What the exercise asks => Pick out all lines in the listing holding the string "chart" and copy them.
===== Input
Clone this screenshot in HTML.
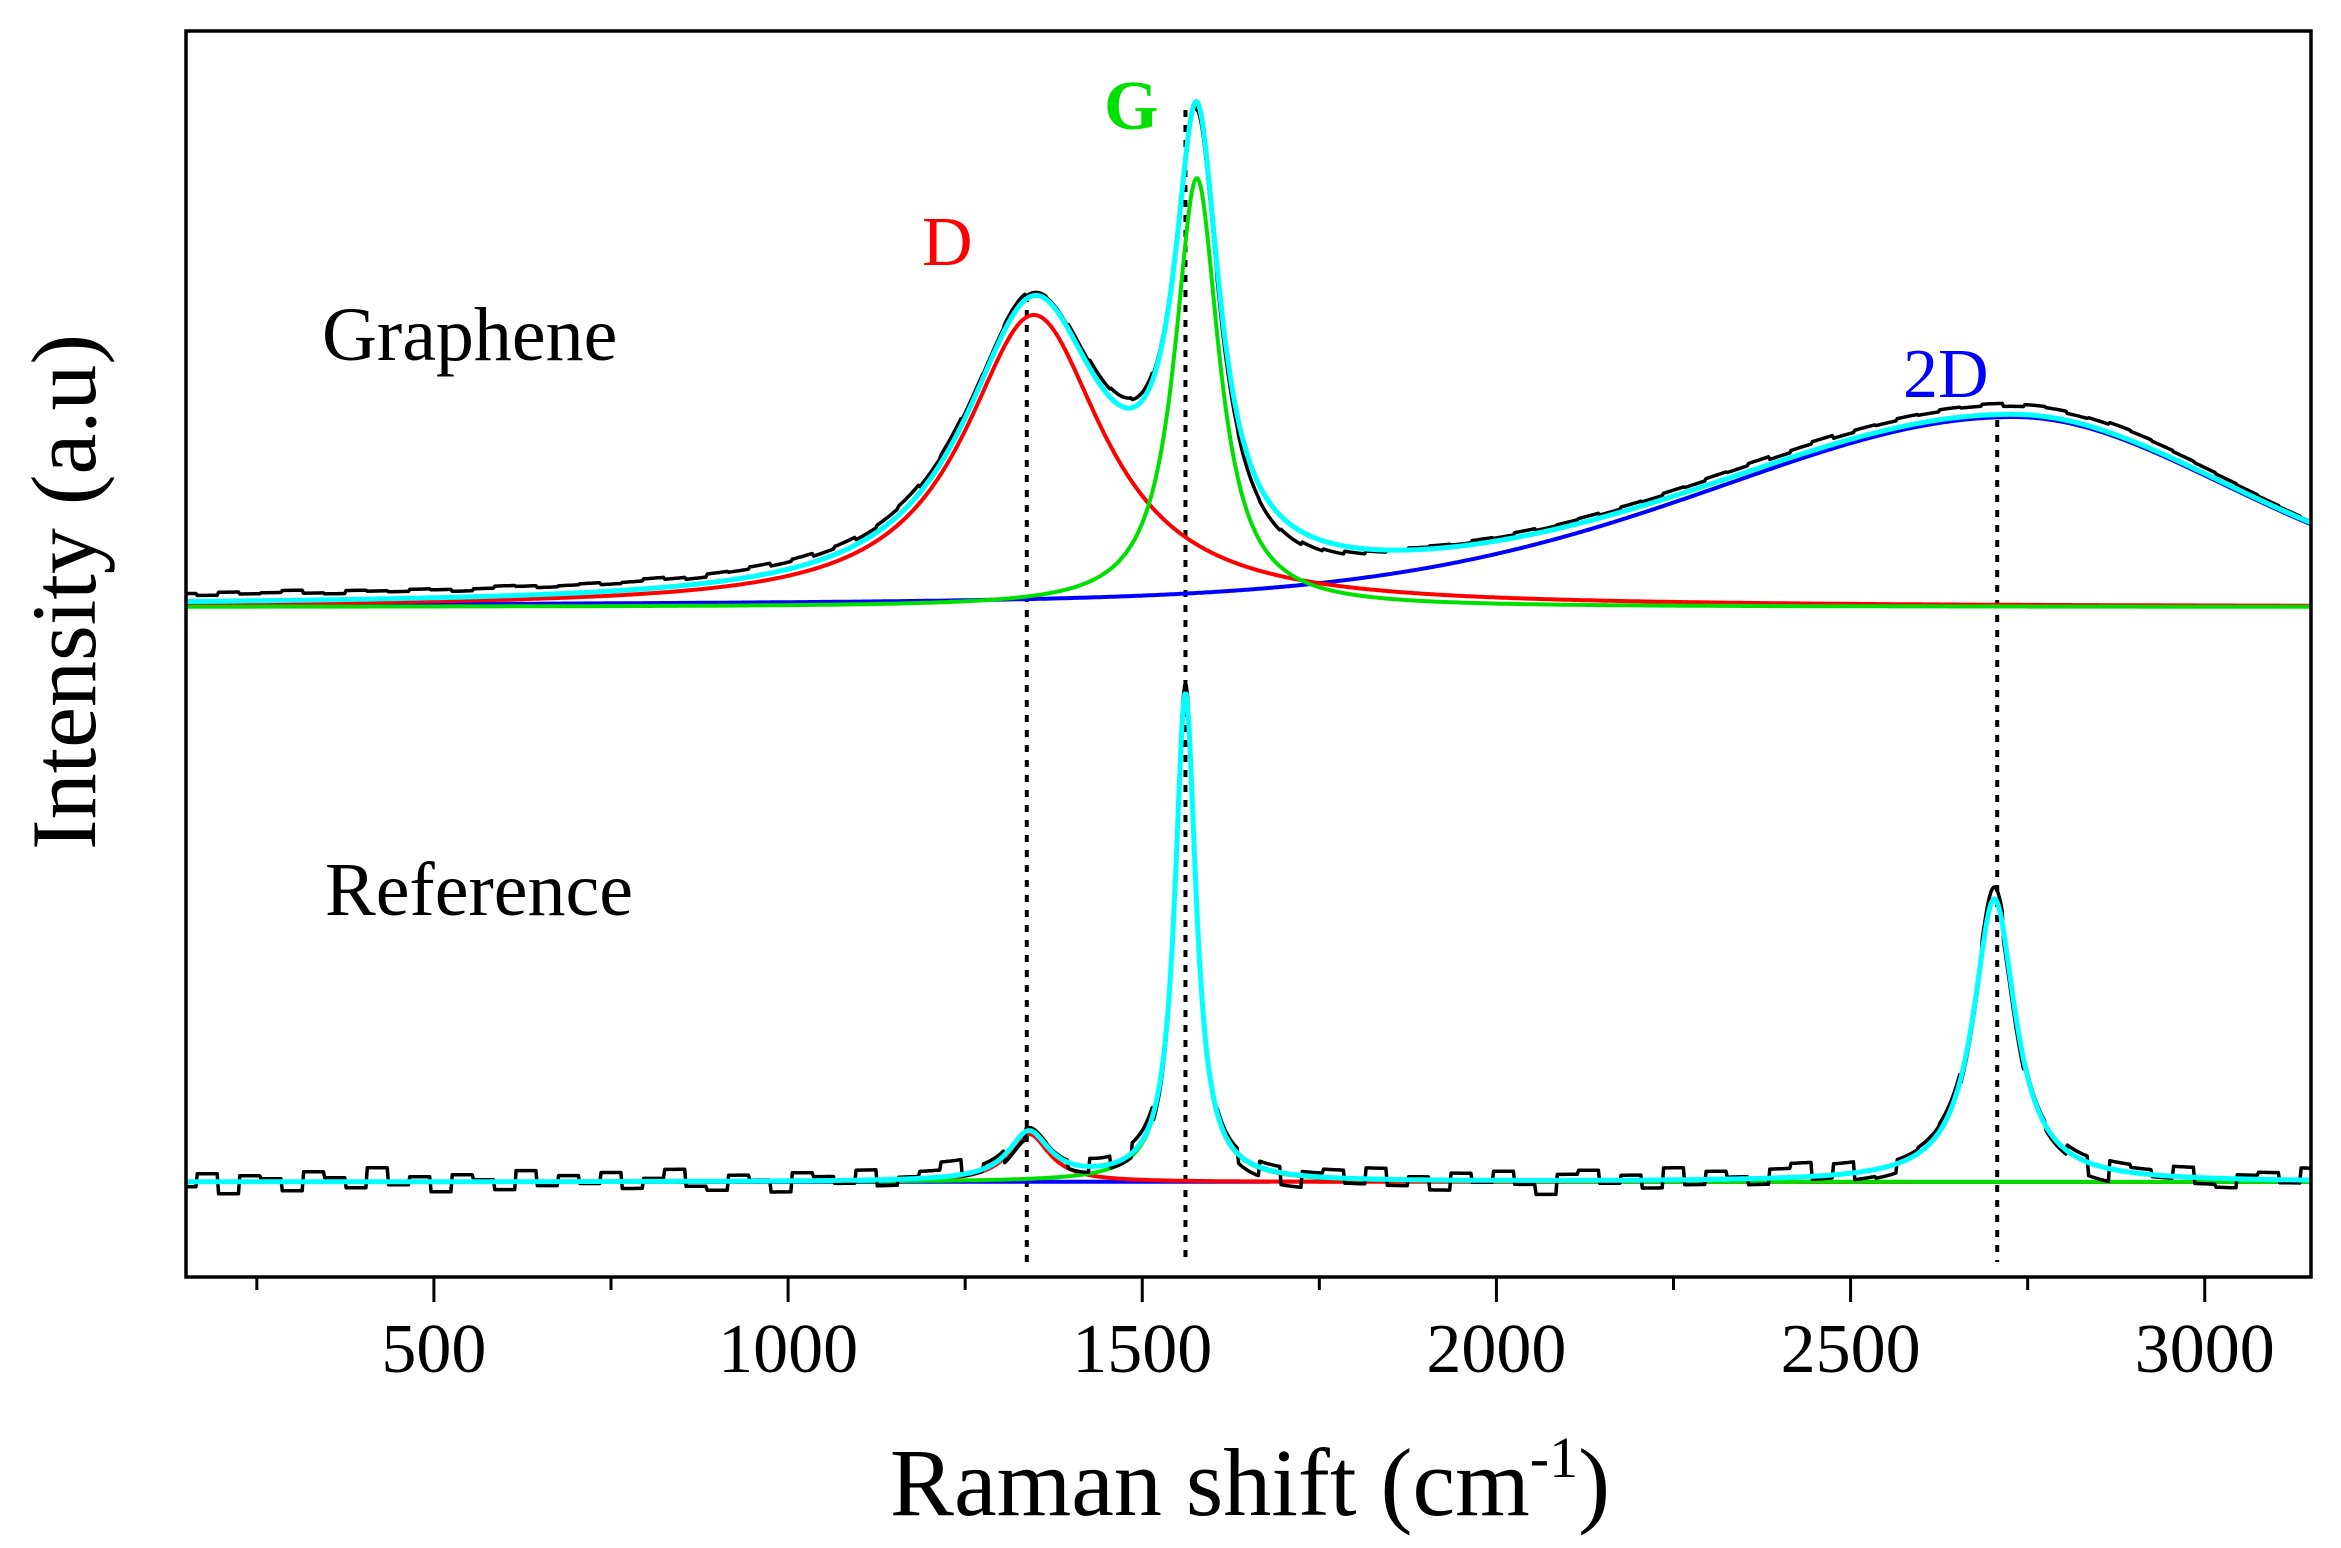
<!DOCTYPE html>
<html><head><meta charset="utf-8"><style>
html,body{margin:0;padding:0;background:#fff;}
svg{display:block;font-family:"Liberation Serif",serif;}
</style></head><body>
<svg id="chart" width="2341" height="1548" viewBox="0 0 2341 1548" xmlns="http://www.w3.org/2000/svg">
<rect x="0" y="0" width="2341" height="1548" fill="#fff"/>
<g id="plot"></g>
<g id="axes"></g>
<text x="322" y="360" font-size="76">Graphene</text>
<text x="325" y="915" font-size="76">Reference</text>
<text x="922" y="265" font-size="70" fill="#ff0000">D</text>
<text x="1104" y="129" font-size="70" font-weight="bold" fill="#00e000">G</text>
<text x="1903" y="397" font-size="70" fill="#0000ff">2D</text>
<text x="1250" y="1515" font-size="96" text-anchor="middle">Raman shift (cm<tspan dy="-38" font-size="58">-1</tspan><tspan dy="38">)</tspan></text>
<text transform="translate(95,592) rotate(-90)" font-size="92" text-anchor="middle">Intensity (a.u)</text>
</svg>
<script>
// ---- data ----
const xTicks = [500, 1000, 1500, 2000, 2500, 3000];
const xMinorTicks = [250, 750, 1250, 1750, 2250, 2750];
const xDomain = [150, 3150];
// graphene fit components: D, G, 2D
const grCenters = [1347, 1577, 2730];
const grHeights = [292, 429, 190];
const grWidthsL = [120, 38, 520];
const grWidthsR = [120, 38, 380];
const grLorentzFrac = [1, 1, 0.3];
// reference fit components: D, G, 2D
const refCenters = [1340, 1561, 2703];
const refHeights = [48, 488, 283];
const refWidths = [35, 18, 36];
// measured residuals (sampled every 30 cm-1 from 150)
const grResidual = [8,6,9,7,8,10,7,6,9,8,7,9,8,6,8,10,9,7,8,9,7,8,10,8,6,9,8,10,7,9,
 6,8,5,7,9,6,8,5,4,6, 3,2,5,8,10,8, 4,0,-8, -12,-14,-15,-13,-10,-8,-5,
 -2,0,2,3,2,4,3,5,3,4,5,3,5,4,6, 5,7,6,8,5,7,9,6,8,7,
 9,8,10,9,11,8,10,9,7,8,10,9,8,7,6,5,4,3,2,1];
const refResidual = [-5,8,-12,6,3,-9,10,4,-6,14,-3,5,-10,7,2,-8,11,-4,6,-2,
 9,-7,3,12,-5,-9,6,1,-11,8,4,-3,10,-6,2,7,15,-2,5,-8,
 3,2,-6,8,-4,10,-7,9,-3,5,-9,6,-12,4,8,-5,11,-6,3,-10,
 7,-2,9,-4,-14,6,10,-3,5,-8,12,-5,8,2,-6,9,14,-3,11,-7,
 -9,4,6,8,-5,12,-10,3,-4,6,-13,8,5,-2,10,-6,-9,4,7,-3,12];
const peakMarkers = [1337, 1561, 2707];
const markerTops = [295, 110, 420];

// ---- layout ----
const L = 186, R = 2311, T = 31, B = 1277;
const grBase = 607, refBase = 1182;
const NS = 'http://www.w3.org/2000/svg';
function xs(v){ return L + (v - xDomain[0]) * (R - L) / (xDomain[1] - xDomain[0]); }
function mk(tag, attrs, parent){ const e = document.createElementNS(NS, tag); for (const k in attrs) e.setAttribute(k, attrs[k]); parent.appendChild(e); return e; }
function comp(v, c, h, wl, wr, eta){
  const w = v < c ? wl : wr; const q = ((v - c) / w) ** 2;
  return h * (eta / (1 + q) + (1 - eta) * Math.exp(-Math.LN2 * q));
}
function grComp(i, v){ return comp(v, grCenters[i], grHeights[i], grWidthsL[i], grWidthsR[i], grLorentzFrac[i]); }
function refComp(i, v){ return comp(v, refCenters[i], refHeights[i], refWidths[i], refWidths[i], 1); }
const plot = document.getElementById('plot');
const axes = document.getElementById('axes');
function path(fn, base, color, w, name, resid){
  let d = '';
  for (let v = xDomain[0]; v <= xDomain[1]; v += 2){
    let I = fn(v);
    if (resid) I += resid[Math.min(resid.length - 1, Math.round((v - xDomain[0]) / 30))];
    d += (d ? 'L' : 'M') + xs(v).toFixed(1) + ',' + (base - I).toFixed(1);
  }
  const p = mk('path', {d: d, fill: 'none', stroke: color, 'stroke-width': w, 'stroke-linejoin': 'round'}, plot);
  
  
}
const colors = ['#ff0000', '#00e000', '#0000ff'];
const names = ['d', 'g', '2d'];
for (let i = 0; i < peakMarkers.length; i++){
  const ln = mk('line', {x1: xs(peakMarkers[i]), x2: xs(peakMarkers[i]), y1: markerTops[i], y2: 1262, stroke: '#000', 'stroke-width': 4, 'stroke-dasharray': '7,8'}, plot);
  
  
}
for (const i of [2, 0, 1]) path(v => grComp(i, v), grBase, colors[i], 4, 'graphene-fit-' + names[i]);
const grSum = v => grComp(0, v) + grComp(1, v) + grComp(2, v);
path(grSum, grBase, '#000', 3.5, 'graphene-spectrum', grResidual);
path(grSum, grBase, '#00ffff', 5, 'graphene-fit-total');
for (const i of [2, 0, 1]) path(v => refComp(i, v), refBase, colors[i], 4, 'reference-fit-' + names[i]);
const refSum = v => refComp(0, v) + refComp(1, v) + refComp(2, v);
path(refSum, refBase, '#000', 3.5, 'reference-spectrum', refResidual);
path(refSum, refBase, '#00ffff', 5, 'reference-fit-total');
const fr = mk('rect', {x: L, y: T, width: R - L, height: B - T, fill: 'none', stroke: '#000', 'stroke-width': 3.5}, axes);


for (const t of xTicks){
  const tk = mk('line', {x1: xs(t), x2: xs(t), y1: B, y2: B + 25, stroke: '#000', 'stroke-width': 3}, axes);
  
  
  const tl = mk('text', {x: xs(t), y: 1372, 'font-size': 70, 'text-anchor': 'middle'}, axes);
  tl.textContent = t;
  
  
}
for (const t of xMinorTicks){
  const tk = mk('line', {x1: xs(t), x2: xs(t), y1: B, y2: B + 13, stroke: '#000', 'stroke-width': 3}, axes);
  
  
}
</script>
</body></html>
==========
===== Input
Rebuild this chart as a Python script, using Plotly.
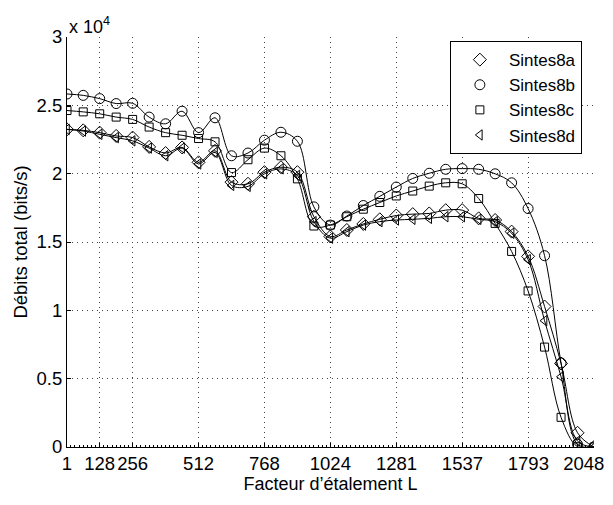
==========
===== Input
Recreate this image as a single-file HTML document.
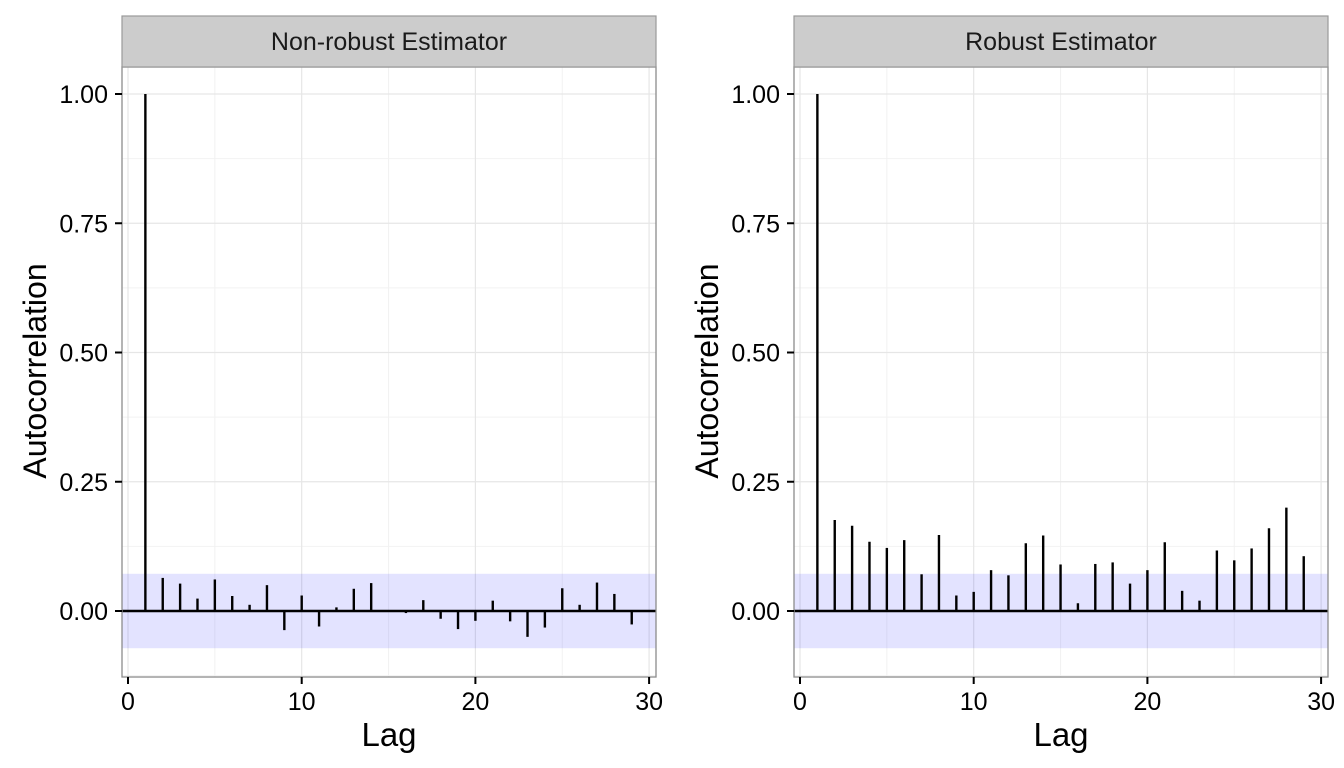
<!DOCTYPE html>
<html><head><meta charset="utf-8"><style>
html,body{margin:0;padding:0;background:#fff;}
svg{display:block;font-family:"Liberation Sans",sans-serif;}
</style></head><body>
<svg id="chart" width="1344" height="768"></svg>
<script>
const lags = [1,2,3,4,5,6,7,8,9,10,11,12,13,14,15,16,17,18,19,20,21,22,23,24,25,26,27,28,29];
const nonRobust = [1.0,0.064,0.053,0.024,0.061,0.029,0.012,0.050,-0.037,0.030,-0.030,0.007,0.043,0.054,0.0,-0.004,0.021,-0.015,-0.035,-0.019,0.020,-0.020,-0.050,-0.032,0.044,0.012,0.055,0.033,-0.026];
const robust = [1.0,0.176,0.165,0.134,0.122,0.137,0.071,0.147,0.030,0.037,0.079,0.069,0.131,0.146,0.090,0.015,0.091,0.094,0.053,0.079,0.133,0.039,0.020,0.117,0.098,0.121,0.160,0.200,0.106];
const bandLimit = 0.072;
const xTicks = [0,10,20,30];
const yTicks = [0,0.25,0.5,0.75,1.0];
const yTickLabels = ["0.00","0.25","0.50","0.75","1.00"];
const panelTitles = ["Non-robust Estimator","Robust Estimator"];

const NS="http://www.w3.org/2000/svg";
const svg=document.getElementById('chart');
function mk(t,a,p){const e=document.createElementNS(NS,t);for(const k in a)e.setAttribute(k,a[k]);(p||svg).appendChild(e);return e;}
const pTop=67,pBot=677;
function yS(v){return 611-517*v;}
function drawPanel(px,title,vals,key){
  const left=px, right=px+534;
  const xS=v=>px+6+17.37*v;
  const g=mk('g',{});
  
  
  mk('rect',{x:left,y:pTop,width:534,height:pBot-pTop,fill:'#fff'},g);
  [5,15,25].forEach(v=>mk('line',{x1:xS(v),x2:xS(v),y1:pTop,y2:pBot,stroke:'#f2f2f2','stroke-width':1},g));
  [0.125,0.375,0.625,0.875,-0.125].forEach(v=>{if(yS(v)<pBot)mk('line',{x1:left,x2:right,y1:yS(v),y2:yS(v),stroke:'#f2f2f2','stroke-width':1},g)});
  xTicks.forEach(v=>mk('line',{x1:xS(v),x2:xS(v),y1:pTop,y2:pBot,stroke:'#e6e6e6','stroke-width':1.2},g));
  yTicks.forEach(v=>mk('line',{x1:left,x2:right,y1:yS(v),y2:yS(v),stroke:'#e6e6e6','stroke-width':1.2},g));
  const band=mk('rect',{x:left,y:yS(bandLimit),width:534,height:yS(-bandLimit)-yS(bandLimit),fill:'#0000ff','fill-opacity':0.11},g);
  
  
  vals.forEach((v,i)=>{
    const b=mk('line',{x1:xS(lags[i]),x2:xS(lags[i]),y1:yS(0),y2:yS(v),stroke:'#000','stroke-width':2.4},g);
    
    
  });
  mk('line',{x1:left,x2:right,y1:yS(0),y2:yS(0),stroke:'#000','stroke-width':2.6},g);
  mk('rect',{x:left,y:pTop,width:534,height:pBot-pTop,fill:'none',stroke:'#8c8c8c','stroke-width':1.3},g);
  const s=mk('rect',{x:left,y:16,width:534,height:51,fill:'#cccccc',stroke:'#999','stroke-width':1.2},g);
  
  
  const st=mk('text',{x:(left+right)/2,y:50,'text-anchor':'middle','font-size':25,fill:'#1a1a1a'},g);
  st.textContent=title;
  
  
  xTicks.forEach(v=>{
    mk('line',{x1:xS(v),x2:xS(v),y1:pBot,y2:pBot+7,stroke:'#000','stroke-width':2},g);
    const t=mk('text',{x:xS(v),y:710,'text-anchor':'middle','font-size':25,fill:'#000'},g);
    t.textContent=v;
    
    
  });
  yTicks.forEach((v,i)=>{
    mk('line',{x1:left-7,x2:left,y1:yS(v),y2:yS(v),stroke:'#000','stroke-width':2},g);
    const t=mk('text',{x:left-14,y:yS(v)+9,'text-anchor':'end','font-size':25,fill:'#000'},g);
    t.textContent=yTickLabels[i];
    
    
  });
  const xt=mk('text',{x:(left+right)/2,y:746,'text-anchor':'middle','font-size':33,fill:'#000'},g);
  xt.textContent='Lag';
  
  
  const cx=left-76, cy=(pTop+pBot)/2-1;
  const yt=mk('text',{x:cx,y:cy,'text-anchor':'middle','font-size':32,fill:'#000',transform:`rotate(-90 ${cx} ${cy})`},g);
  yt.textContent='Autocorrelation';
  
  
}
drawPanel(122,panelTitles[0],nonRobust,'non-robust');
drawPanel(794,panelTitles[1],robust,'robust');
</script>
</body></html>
==========
Correct answer =>
<svg id="chart" width="2341" height="1548" viewBox="0 0 2341 1548" xmlns="http://www.w3.org/2000/svg">
Rebuild this chart as a Python script, using Plotly.
<svg id="chart" width="1344" height="768"></svg>
const svg=document.getElementById('chart');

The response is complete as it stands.